● **What you have to do**: Please set down all the lines beneath this one exactly, without the pictures.
begin Information provided
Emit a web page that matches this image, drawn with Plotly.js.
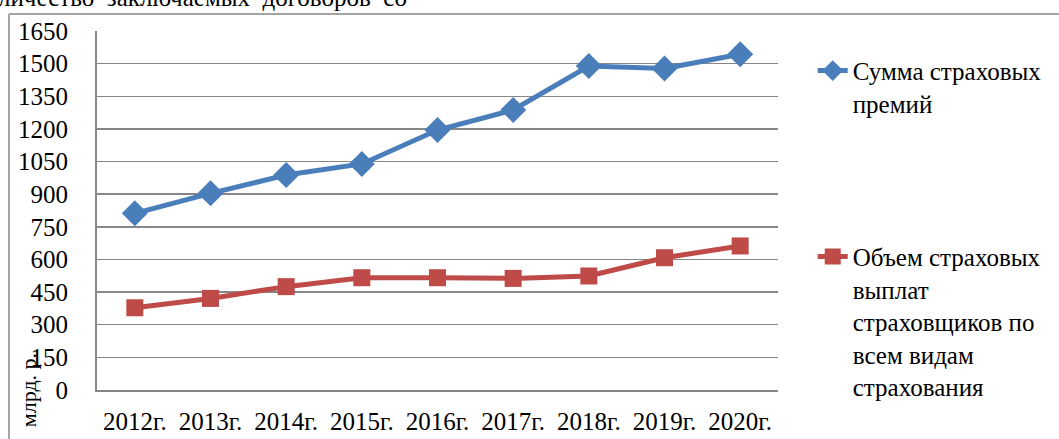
<!DOCTYPE html>
<html>
<head>
<meta charset="utf-8">
<script src="https://cdn.plot.ly/plotly-3.0.1.min.js"></script>
<style>html,body{margin:0;padding:0;background:#fff;}#chart{width:1059px;height:439px;}</style>
</head>
<body>
<div id="chart"></div>
<script>
const years = ["2012г.", "2013г.", "2014г.", "2015г.", "2016г.", "2017г.", "2018г.", "2019г.", "2020г."];
const premiums = [812, 904, 988, 1039, 1195, 1287, 1489, 1478, 1543];
const payouts = [378, 421, 475, 516, 516, 513, 524, 608, 662];
const seriesNames = ["Сумма страховых<br>премий", "Объем страховых<br>выплат<br>страховщиков по<br>всем видам<br>страхования"];
const yTicks = [0, 150, 300, 450, 600, 750, 900, 1050, 1200, 1350, 1500, 1650];
const yTitle = "млрд. р.";
const headText = "личество  заключаемых  договоров  со";

const FONT = "Liberation Serif";

const traces = [
  {
    x: years, y: premiums, type: "scatter", mode: "lines+markers",
    name: seriesNames[0], legendgroup: "a",
    line: {color: "#4A7EBB", width: 5},
    marker: {symbol: "diamond", size: 20, color: "#4A7EBB"}
  },
  {
    x: years, y: payouts, type: "scatter", mode: "lines+markers",
    name: seriesNames[1], legendgroup: "b",
    line: {color: "#BE4B48", width: 5},
    marker: {symbol: "square", size: 17, color: "#BE4B48"}
  }
];

const layout = {
  width: 1059, height: 439,
  margin: {l: 97, r: 281, t: 31, b: 49, pad: 0},
  paper_bgcolor: "#ffffff", plot_bgcolor: "#ffffff",
  font: {family: FONT, size: 25, color: "#000"},
  showlegend: true,
  legend: {
    x: 1.051, xanchor: "left", y: 0.953, yanchor: "top",
    valign: "top", traceorder: "grouped", tracegroupgap: 118,
    font: {family: FONT, size: 25, color: "#000"},
    bgcolor: "rgba(0,0,0,0)"
  },
  xaxis: {
    type: "category", range: [-0.5, 8.5],
    showgrid: false, zeroline: false,
    showline: true, linecolor: "#878787", linewidth: 2,
    ticks: "", ticklen: 0, ticklabelstandoff: 8,
    tickfont: {family: FONT, size: 25},
    fixedrange: true
  },
  yaxis: {
    range: [0, 1650], tickvals: yTicks, ticktext: yTicks.map(String),
    showgrid: true, gridcolor: "#878787", gridwidth: 1.5,
    zeroline: false, showline: true, linecolor: "#878787", linewidth: 2,
    ticks: "", ticklabelstandoff: 22,
    tickfont: {family: FONT, size: 25},
    fixedrange: true
  },
  annotations: [
    {
      text: headText, xref: "paper", yref: "paper",
      x: -0.148, xanchor: "left", y: 1.05, yanchor: "bottom",
      showarrow: false, font: {family: FONT, size: 25, color: "#000"}
    },
    {
      text: yTitle, xref: "paper", yref: "paper",
      x: -0.101, xanchor: "center", y: -0.0, yanchor: "middle",
      textangle: -90, showarrow: false,
      font: {family: FONT, size: 22, color: "#000"}
    }
  ],
  shapes: [
    {type: "line", xref: "paper", yref: "paper", x0: -0.1292, x1: 1.43, y0: 1.0474, y1: 1.0474,
     line: {color: "#878787", width: 1.5}},
    {type: "line", xref: "paper", yref: "paper", x0: -0.1292, x1: -0.1292, y0: 1.0474, y1: -0.2,
     line: {color: "#878787", width: 1.5}}
  ]
};

Plotly.newPlot("chart", traces, layout, {displayModeBar: false, staticPlot: true});
</script>
</body>
</html>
end Information provided
● **Answer to this problem**:
Emit a web page that matches this image, drawn with Plotly.js.
<!DOCTYPE html>
<html>
<head>
<meta charset="utf-8">
<script src="https://cdn.plot.ly/plotly-3.0.1.min.js"></script>
<style>html,body{margin:0;padding:0;background:#fff;}#chart{width:1059px;height:439px;}</style>
</head>
<body>
<div id="chart"></div>
<script>
const years = ["2012г.", "2013г.", "2014г.", "2015г.", "2016г.", "2017г.", "2018г.", "2019г.", "2020г."];
const premiums = [812, 904, 988, 1039, 1195, 1287, 1489, 1478, 1543];
const payouts = [378, 421, 475, 516, 516, 513, 524, 608, 662];
const seriesNames = ["Сумма страховых<br>премий", "Объем страховых<br>выплат<br>страховщиков по<br>всем видам<br>страхования"];
const yTicks = [0, 150, 300, 450, 600, 750, 900, 1050, 1200, 1350, 1500, 1650];
const yTitle = "млрд. р.";
const headText = "личество  заключаемых  договоров  со";

const FONT = "Liberation Serif";

const traces = [
  {
    x: years, y: premiums, type: "scatter", mode: "lines+markers",
    name: seriesNames[0], legendgroup: "a",
    line: {color: "#4A7EBB", width: 5},
    marker: {symbol: "diamond", size: 20, color: "#4A7EBB"}
  },
  {
    x: years, y: payouts, type: "scatter", mode: "lines+markers",
    name: seriesNames[1], legendgroup: "b",
    line: {color: "#BE4B48", width: 5},
    marker: {symbol: "square", size: 17, color: "#BE4B48"}
  }
];

const layout = {
  width: 1059, height: 439,
  margin: {l: 97, r: 281, t: 31, b: 49, pad: 0},
  paper_bgcolor: "#ffffff", plot_bgcolor: "#ffffff",
  font: {family: FONT, size: 25, color: "#000"},
  showlegend: true,
  legend: {
    x: 1.051, xanchor: "left", y: 0.953, yanchor: "top",
    valign: "top", traceorder: "grouped", tracegroupgap: 118,
    font: {family: FONT, size: 25, color: "#000"},
    bgcolor: "rgba(0,0,0,0)"
  },
  xaxis: {
    type: "category", range: [-0.5, 8.5],
    showgrid: false, zeroline: false,
    showline: true, linecolor: "#878787", linewidth: 2,
    ticks: "", ticklen: 0, ticklabelstandoff: 8,
    tickfont: {family: FONT, size: 25},
    fixedrange: true
  },
  yaxis: {
    range: [0, 1650], tickvals: yTicks, ticktext: yTicks.map(String),
    showgrid: true, gridcolor: "#878787", gridwidth: 1.5,
    zeroline: false, showline: true, linecolor: "#878787", linewidth: 2,
    ticks: "", ticklabelstandoff: 22,
    tickfont: {family: FONT, size: 25},
    fixedrange: true
  },
  annotations: [
    {
      text: headText, xref: "paper", yref: "paper",
      x: -0.148, xanchor: "left", y: 1.05, yanchor: "bottom",
      showarrow: false, font: {family: FONT, size: 25, color: "#000"}
    },
    {
      text: yTitle, xref: "paper", yref: "paper",
      x: -0.101, xanchor: "center", y: -0.0, yanchor: "middle",
      textangle: -90, showarrow: false,
      font: {family: FONT, size: 22, color: "#000"}
    }
  ],
  shapes: [
    {type: "line", xref: "paper", yref: "paper", x0: -0.1292, x1: 1.43, y0: 1.0474, y1: 1.0474,
     line: {color: "#878787", width: 1.5}},
    {type: "line", xref: "paper", yref: "paper", x0: -0.1292, x1: -0.1292, y0: 1.0474, y1: -0.2,
     line: {color: "#878787", width: 1.5}}
  ]
};

Plotly.newPlot("chart", traces, layout, {displayModeBar: false, staticPlot: true});
</script>
</body>
</html>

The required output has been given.